>>>>

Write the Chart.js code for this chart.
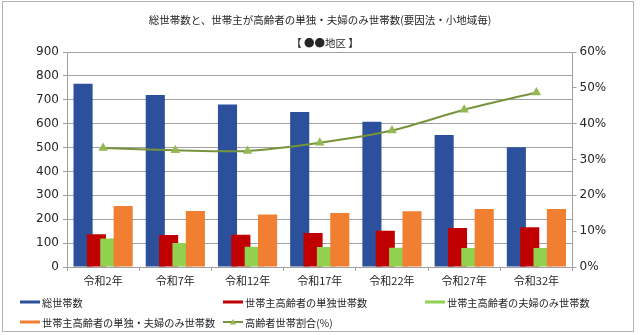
<!DOCTYPE html>
<html>
<head>
<meta charset="utf-8">
<title>総世帯数と、世帯主が高齢者の単独・夫婦のみ世帯数</title>
<script src="https://cdn.jsdelivr.net/npm/chart.js@4.4.1/dist/chart.umd.min.js"></script>
<style>
  body { margin: 0; background: #fff; }
  #wrap { position: relative; width: 640px; height: 335px; overflow: hidden; }
  #frame { position: absolute; left: 2px; top: 1px; width: 632px; height: 331px; border: 1px solid #b4b4b4; box-sizing: border-box; }
  #chart { position: absolute; left: 0; top: 0; }
  .ttl { position: absolute; left: 0; width: 640px; text-align: center; color: #262626;
         font-family: "Noto Sans CJK JP", sans-serif; font-size: 10.5px; line-height: 14px; white-space: pre; }
  #title { top: 13px; }
  #sub { top: 36px; left: 5px; }
  .lg { position: absolute; height: 14px; display: flex; align-items: center; color: #262626;
        font-family: "Noto Sans CJK JP", sans-serif; font-size: 10.2px; white-space: nowrap; }
  .lg canvas { margin-right: 2px; }
</style>
</head>
<body>
<div id="wrap">
  <div id="frame"></div>
  <canvas id="chart" width="640" height="335"></canvas>
  <div id="title" class="ttl">総世帯数と、世帯主が高齢者の単独・夫婦のみ世帯数(要因法・小地域毎)</div>
  <div id="sub" class="ttl">【 ●●地区 】</div>
  <div id="legend"></div>
</div>
<script>
// 年次
var nendo = ['令和2年', '令和7年', '令和12年', '令和17年', '令和22年', '令和27年', '令和32年'];

// 世帯数
var souSetai = [767, 720, 680, 649, 608, 553, 501];
var tandoku = [137, 134, 135, 142, 152, 163, 166];
var fuufu = [119, 100, 85, 84, 81, 80, 80];
var tandokuFuufu = [255, 234, 220, 226, 233, 243, 243];

// 高齢者世帯割合(%)
var wariai = [33.2, 32.6, 32.4, 34.7, 38.1, 43.9, 48.7];

var setaiTicks = [0, 100, 200, 300, 400, 500, 600, 700, 800, 900];
var wariaiTicks = [0, 10, 20, 30, 40, 50, 60];

var fontNum = 'DejaVu Sans, Noto Sans CJK JP, sans-serif';
var gridColor = '#a0a0a0';

// 棒は後の系列が前に重なるように順番通りに描く
const drawInOrder = {
   id: 'drawInOrder',
   beforeDatasetsDraw(chart) {
      chart.data.datasets.forEach(function (ds, i) {
         chart._drawDataset(chart.getDatasetMeta(i));
      });
      return false;
   }
};

function barSet(label, data, color) {
   return {
      type: 'bar',
      label: label,
      data: data,
      backgroundColor: color,
      borderWidth: 0,
      barPercentage: 1.43,
      categoryPercentage: 0.74,
      yAxisID: 'y'
   };
}

const ctx = document.getElementById('chart').getContext('2d');
const myChart = new Chart(ctx, {
   data: {
      labels: nendo,
      datasets: [
         barSet('総世帯数', souSetai, '#2d509c'),
         barSet('世帯主高齢者の単独世帯数', tandoku, '#c00000'),
         barSet('世帯主高齢者の夫婦のみ世帯数', fuufu, '#92d050'),
         barSet('世帯主高齢者の単独・夫婦のみ世帯数', tandokuFuufu, '#f07f32'),
         {
            type: 'line',
            label: '高齢者世帯割合(%)',
            data: wariai,
            borderColor: '#77933c',
            borderWidth: 2,
            tension: 0.3,
            pointStyle: 'triangle',
            pointRadius: 3.5,
            pointBackgroundColor: '#94b954',
            pointBorderColor: '#94b954',
            yAxisID: 'y1'
         }
      ]
   },
   options: {
      responsive: false,
      animation: false,
      layout: { padding: { top: 52, left: 0, right: 0, bottom: 0 } },
      plugins: {
         legend: { display: false },
         title: { display: false },
         tooltip: { enabled: false }
      },
      scales: {
         x: {
            offset: true,
            grid: { offset: true, drawOnChartArea: false, drawTicks: true, tickLength: 4, color: gridColor },
            border: { color: gridColor },
            ticks: { padding: 3, color: '#262626', font: { family: 'Noto Sans CJK JP, sans-serif', size: 11 } },
            afterFit: function (scale) { scale.height = 68; }
         },
         y: {
            position: 'left',
            min: 0,
            max: 900,
            afterBuildTicks: function (scale) {
               scale.ticks = setaiTicks.map(function (v) { return { value: v }; });
            },
            grid: { color: gridColor, tickLength: 4 },
            border: { color: gridColor },
            ticks: { padding: 4, color: '#262626', font: { family: fontNum, size: 12 } },
            afterFit: function (scale) { scale.width = 67; }
         },
         y1: {
            position: 'right',
            min: 0,
            max: 60,
            afterBuildTicks: function (scale) {
               scale.ticks = wariaiTicks.map(function (v) { return { value: v }; });
            },
            grid: { drawOnChartArea: false, tickLength: 4, color: gridColor },
            border: { color: gridColor },
            ticks: {
               padding: 3,
               color: '#262626',
               font: { family: fontNum, size: 12 },
               callback: function (v) { return v + '%'; }
            },
            afterFit: function (scale) { scale.width = 67.5; }
         }
      }
   },
   plugins: [drawInOrder]
});

// 凡例 (3列)
var legendPos = [[20, 295], [223, 295], [425, 295], [20, 315], [223, 315]];
var legend = document.getElementById('legend');
myChart.data.datasets.forEach(function (ds, i) {
   var item = document.createElement('div');
   item.className = 'lg';
   item.style.left = legendPos[i][0] + 'px';
   item.style.top = legendPos[i][1] + 'px';

   var mark = document.createElement('canvas');
   mark.width = 20;
   mark.height = 10;
   var m = mark.getContext('2d');
   if (ds.type === 'bar') {
      m.fillStyle = ds.backgroundColor;
      m.fillRect(0, 3.5, 20, 3);
   } else {
      m.strokeStyle = ds.borderColor;
      m.lineWidth = 2;
      m.beginPath();
      m.moveTo(0, 5);
      m.lineTo(20, 5);
      m.stroke();
      m.fillStyle = ds.pointBackgroundColor;
      m.beginPath();
      m.moveTo(10, 2);
      m.lineTo(13, 7.5);
      m.lineTo(7, 7.5);
      m.closePath();
      m.fill();
   }
   item.appendChild(mark);
   item.appendChild(document.createTextNode(ds.label));
   legend.appendChild(item);
});
</script>
</body>
</html>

<<<<

THE REQUEST: Take the listing and print it again exactly, but without any pictures.

FULL OUTPUT:
Write the Chart.js code for this chart.
<!DOCTYPE html>
<html>
<head>
<meta charset="utf-8">
<title>総世帯数と、世帯主が高齢者の単独・夫婦のみ世帯数</title>
<script src="https://cdn.jsdelivr.net/npm/chart.js@4.4.1/dist/chart.umd.min.js"></script>
<style>
  body { margin: 0; background: #fff; }
  #wrap { position: relative; width: 640px; height: 335px; overflow: hidden; }
  #frame { position: absolute; left: 2px; top: 1px; width: 632px; height: 331px; border: 1px solid #b4b4b4; box-sizing: border-box; }
  #chart { position: absolute; left: 0; top: 0; }
  .ttl { position: absolute; left: 0; width: 640px; text-align: center; color: #262626;
         font-family: "Noto Sans CJK JP", sans-serif; font-size: 10.5px; line-height: 14px; white-space: pre; }
  #title { top: 13px; }
  #sub { top: 36px; left: 5px; }
  .lg { position: absolute; height: 14px; display: flex; align-items: center; color: #262626;
        font-family: "Noto Sans CJK JP", sans-serif; font-size: 10.2px; white-space: nowrap; }
  .lg canvas { margin-right: 2px; }
</style>
</head>
<body>
<div id="wrap">
  <div id="frame"></div>
  <canvas id="chart" width="640" height="335"></canvas>
  <div id="title" class="ttl">総世帯数と、世帯主が高齢者の単独・夫婦のみ世帯数(要因法・小地域毎)</div>
  <div id="sub" class="ttl">【 ●●地区 】</div>
  <div id="legend"></div>
</div>
<script>
// 年次
var nendo = ['令和2年', '令和7年', '令和12年', '令和17年', '令和22年', '令和27年', '令和32年'];

// 世帯数
var souSetai = [767, 720, 680, 649, 608, 553, 501];
var tandoku = [137, 134, 135, 142, 152, 163, 166];
var fuufu = [119, 100, 85, 84, 81, 80, 80];
var tandokuFuufu = [255, 234, 220, 226, 233, 243, 243];

// 高齢者世帯割合(%)
var wariai = [33.2, 32.6, 32.4, 34.7, 38.1, 43.9, 48.7];

var setaiTicks = [0, 100, 200, 300, 400, 500, 600, 700, 800, 900];
var wariaiTicks = [0, 10, 20, 30, 40, 50, 60];

var fontNum = 'DejaVu Sans, Noto Sans CJK JP, sans-serif';
var gridColor = '#a0a0a0';

// 棒は後の系列が前に重なるように順番通りに描く
const drawInOrder = {
   id: 'drawInOrder',
   beforeDatasetsDraw(chart) {
      chart.data.datasets.forEach(function (ds, i) {
         chart._drawDataset(chart.getDatasetMeta(i));
      });
      return false;
   }
};

function barSet(label, data, color) {
   return {
      type: 'bar',
      label: label,
      data: data,
      backgroundColor: color,
      borderWidth: 0,
      barPercentage: 1.43,
      categoryPercentage: 0.74,
      yAxisID: 'y'
   };
}

const ctx = document.getElementById('chart').getContext('2d');
const myChart = new Chart(ctx, {
   data: {
      labels: nendo,
      datasets: [
         barSet('総世帯数', souSetai, '#2d509c'),
         barSet('世帯主高齢者の単独世帯数', tandoku, '#c00000'),
         barSet('世帯主高齢者の夫婦のみ世帯数', fuufu, '#92d050'),
         barSet('世帯主高齢者の単独・夫婦のみ世帯数', tandokuFuufu, '#f07f32'),
         {
            type: 'line',
            label: '高齢者世帯割合(%)',
            data: wariai,
            borderColor: '#77933c',
            borderWidth: 2,
            tension: 0.3,
            pointStyle: 'triangle',
            pointRadius: 3.5,
            pointBackgroundColor: '#94b954',
            pointBorderColor: '#94b954',
            yAxisID: 'y1'
         }
      ]
   },
   options: {
      responsive: false,
      animation: false,
      layout: { padding: { top: 52, left: 0, right: 0, bottom: 0 } },
      plugins: {
         legend: { display: false },
         title: { display: false },
         tooltip: { enabled: false }
      },
      scales: {
         x: {
            offset: true,
            grid: { offset: true, drawOnChartArea: false, drawTicks: true, tickLength: 4, color: gridColor },
            border: { color: gridColor },
            ticks: { padding: 3, color: '#262626', font: { family: 'Noto Sans CJK JP, sans-serif', size: 11 } },
            afterFit: function (scale) { scale.height = 68; }
         },
         y: {
            position: 'left',
            min: 0,
            max: 900,
            afterBuildTicks: function (scale) {
               scale.ticks = setaiTicks.map(function (v) { return { value: v }; });
            },
            grid: { color: gridColor, tickLength: 4 },
            border: { color: gridColor },
            ticks: { padding: 4, color: '#262626', font: { family: fontNum, size: 12 } },
            afterFit: function (scale) { scale.width = 67; }
         },
         y1: {
            position: 'right',
            min: 0,
            max: 60,
            afterBuildTicks: function (scale) {
               scale.ticks = wariaiTicks.map(function (v) { return { value: v }; });
            },
            grid: { drawOnChartArea: false, tickLength: 4, color: gridColor },
            border: { color: gridColor },
            ticks: {
               padding: 3,
               color: '#262626',
               font: { family: fontNum, size: 12 },
               callback: function (v) { return v + '%'; }
            },
            afterFit: function (scale) { scale.width = 67.5; }
         }
      }
   },
   plugins: [drawInOrder]
});

// 凡例 (3列)
var legendPos = [[20, 295], [223, 295], [425, 295], [20, 315], [223, 315]];
var legend = document.getElementById('legend');
myChart.data.datasets.forEach(function (ds, i) {
   var item = document.createElement('div');
   item.className = 'lg';
   item.style.left = legendPos[i][0] + 'px';
   item.style.top = legendPos[i][1] + 'px';

   var mark = document.createElement('canvas');
   mark.width = 20;
   mark.height = 10;
   var m = mark.getContext('2d');
   if (ds.type === 'bar') {
      m.fillStyle = ds.backgroundColor;
      m.fillRect(0, 3.5, 20, 3);
   } else {
      m.strokeStyle = ds.borderColor;
      m.lineWidth = 2;
      m.beginPath();
      m.moveTo(0, 5);
      m.lineTo(20, 5);
      m.stroke();
      m.fillStyle = ds.pointBackgroundColor;
      m.beginPath();
      m.moveTo(10, 2);
      m.lineTo(13, 7.5);
      m.lineTo(7, 7.5);
      m.closePath();
      m.fill();
   }
   item.appendChild(mark);
   item.appendChild(document.createTextNode(ds.label));
   legend.appendChild(item);
});
</script>
</body>
</html>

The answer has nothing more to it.